Re: Text Files Matching Items
by Happy-the-monk (Canon) on Mar 24, 2004 at 16:53 UTC

    if at least one of the files isn't extremely big,
    read the values to be looked up in a hash, then do a hash lookup on those values.

Re: Text Files Matching Items
by McMahon (Chaplain) on Mar 24, 2004 at 17:25 UTC
    I had a similiar problem just last week. matija recommends Algorithm::Diff, but it didn't do the Right Thing for me.
    matija and Happy-the-monk recommend putting the values into a hash, which is excellent advice. The Perl Cookbook shows how, recipes 4.7 and 4.8.
    Or (ta-da!) use List::Compare (http://search.cpan.org/~jkeenan/List-Compare-0.22/Compare.pm) which implements the hash-y code in a really, really usable way. I think you'll find that it will solve your problem in an elegant way. (It did mine!)
    -Chris
Re: Text Files Matching Items
by graff (Chancellor) on Mar 25, 2004 at 03:12 UTC
    <nitpick> When you post code, you should (a) use logical and consistent indentation, rather than random indentation, and (b) post enough of it so that it's syntactically well formed (unless your post involves a question like "why do I get this specific syntax error on the following code?"). Not only is your indentation very misleading, your code is missing some amount of logic that is central to your problem, and is also missing a closing curly bracket. </nitpick>

    If I understand your question, you have lines of data being read from two distinct inputs, and some of these lines are expected to contain values that are common to both inputs. Looking at the code and comments you've posted, there's not much else that can be known for sure.

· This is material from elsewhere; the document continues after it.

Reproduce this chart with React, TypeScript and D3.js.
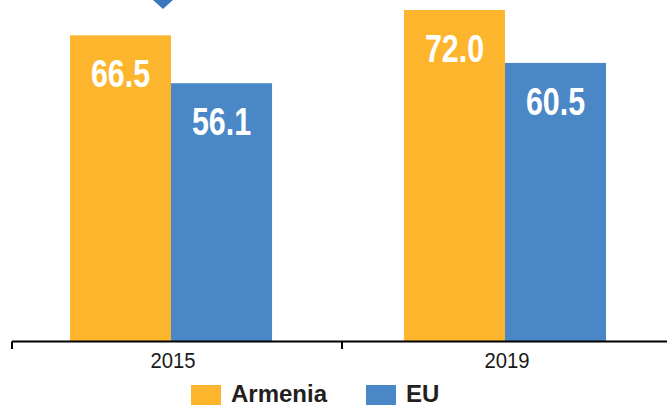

    Happy-the-monk's reply probably points to the best approach. Read all the lines from one input first, storing the presumed common strings as keys in a hash. If you need the whole line (or some other portion of the line) later on when reporting matches, save that as the value of the hash for the given key.

    After you've read all of the first input, start reading the second one; for each input line, isolate the string (if any) that should match the first file and see if a hash element exists with that string as the hash key (see "perldoc -f exists"). If so, you now have the full current line from the second input file, and you have whatever portion of the matching line you needed from the first file (if any). Print the match, and continue reading from the second file.